For example, if I have a login reducer and a user icon reducer. When I login, I want to update the user icon as well as storing the user's info. I am stuck between two choices:
First one is to export the USER_LOGIN action and have both login reducer and user icon reducer handle USER_LOGIN action.
Second approach is to have a 1 to 1 mapping between action and reducer (one type of action belongs to only one reducer). We have login reducer handle USER_LOGIN, then with Saga/Thunk we dispatch a side effect UPDATE_USER_ICON to the user icon reducer.
Which one is a better practice ? I personally favor the second approach.
Quoting the Redux FAQ entry on dispatching multiple actions:
There's no specific rule for how you should structure your actions. Using an async middleware like Redux Thunk certainly enables scenarios such as dispatching multiple distinct but related actions in a row, dispatching actions to represent progression of an AJAX request, dispatching actions conditionally based on state, or even dispatching an action and checking the updated state immediately afterwards.

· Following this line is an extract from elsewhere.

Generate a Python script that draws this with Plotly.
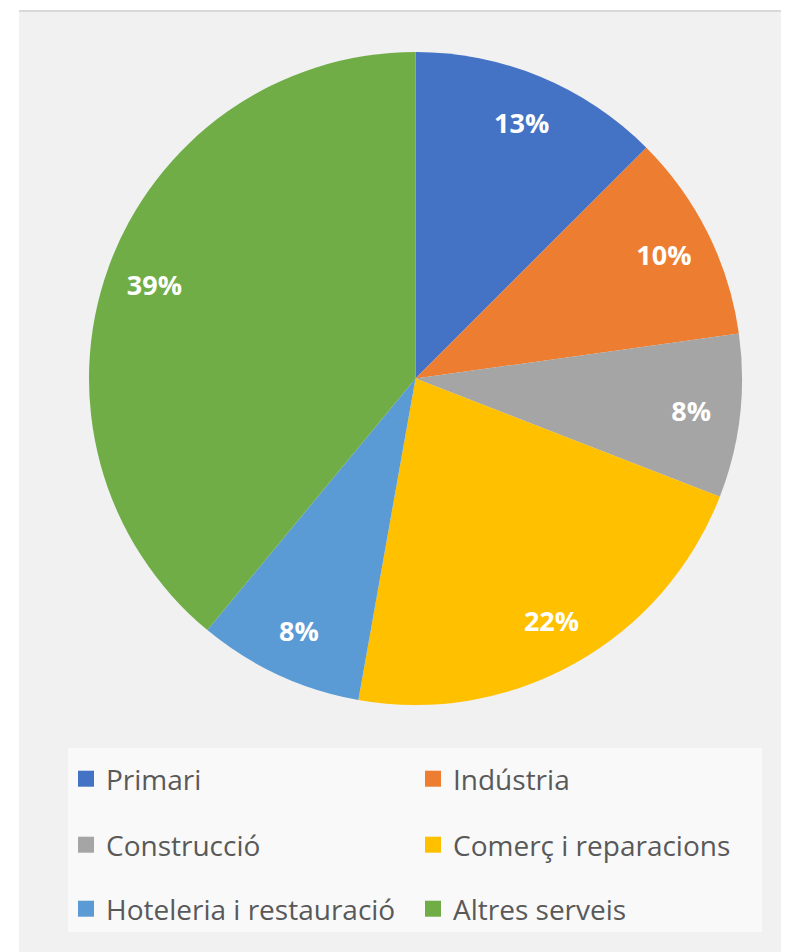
import plotly.graph_objects as go

categories = ["Primari", "Indústria", "Construcció", "Comerç i reparacions",
              "Hoteleria i restauració", "Altres serveis"]
values = [12.5, 10.3, 8.1, 21.9, 8.2, 39.0]
colors = ["#4472C4", "#ED7D31", "#A5A5A5", "#FFC000", "#5B9BD5", "#70AD47"]

OFF = 8  # page body margin
W, H = 789 - OFF, 952 - OFF


def px(v):
    return (v - OFF) / W


def py(v):
    return 1 - (v - OFF) / H


dom_x = [px(89), px(742)]
dom_y = [py(705), py(52)]

fig = go.Figure()
fig.add_trace(go.Pie(
    labels=categories, values=values, sort=False, direction="clockwise",
    rotation=0, marker=dict(colors=colors, line=dict(width=0)),
    textinfo="none", showlegend=False, domain=dict(x=dom_x, y=dom_y),
    hoverinfo="label+percent"))
# transparent ring used only to place the percentage labels near the rim
fig.add_trace(go.Pie(
    labels=categories, values=values, sort=False, direction="clockwise",
    rotation=0, hole=0.7,
    marker=dict(colors=["rgba(0,0,0,0)"] * len(values), line=dict(width=0)),
    texttemplate="%{percent:.0%}", textposition="inside",
    insidetextorientation="horizontal",
    insidetextfont=dict(family="Open Sans", size=27, color="white", weight="bold"),
    showlegend=False, domain=dict(x=dom_x, y=dom_y), hoverinfo="skip"))

# legend entries (three rows, two columns)
legend_names = ["legend", "legend2", "legend3"]
for i, (cat, col) in enumerate(zip(categories, colors)):
    fig.add_trace(go.Scatter(
        x=[None], y=[None], mode="markers", name=cat,
        marker=dict(symbol="square", size=18, color=col),
        legend=legend_names[i // 2], showlegend=True))

row_y = [779, 845, 909]
leg_common = dict(orientation="h", xanchor="left", yanchor="middle",
                  x=(66 - OFF) / W, entrywidth=302, entrywidthmode="pixels",
                  bgcolor="rgba(0,0,0,0)",
                  font=dict(family="Open Sans", size=28, color="#595959"),
                  itemclick=False, itemdoubleclick=False)
layout_legends = {}
for name, ry in zip(legend_names, row_y):
    layout_legends[name] = dict(leg_common, y=py(ry))

fig.update_layout(
    width=W, height=H,
    margin=dict(l=0, r=0, t=0, b=0),
    paper_bgcolor="white", plot_bgcolor="rgba(0,0,0,0)",
    xaxis=dict(visible=False), yaxis=dict(visible=False),
    shapes=[
        dict(type="rect", xref="paper", yref="paper", x0=px(19), x1=1.02,
             y0=-0.02, y1=py(10), fillcolor="#f1f1f1",
             line=dict(width=0), layer="below"),
        dict(type="line", xref="paper", yref="paper", x0=px(19), x1=1.02,
             y0=py(11), y1=py(11), line=dict(color="#d9d9d9", width=2),
             layer="below"),
        dict(type="rect", xref="paper", yref="paper", x0=px(68), x1=px(762),
             y0=py(932), y1=py(748), fillcolor="rgba(255,255,255,0.6)",
             line=dict(width=0), layer="below"),
    ],
    **layout_legends,
)

fig.write_html("out.html")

In general, ask if these actions are related but independent, or should actually be represented as one action. Do what makes sense for your own situation but try to balance the readability of reducers with readability of the action log. For example, an action that includes the whole new state tree would make your reducer a one-liner, but the downside is now you have no history of why the changes are happening, so debugging gets really difficult. On the other hand, if you emit actions in a loop to keep them granular, it's a sign that you might want to introduce a new action type that is handled in a different way.
Try to avoid dispatching several times synchronously in a row in the places where you're concerned about performance. There are a number of addons and approaches that can batch up dispatches as well.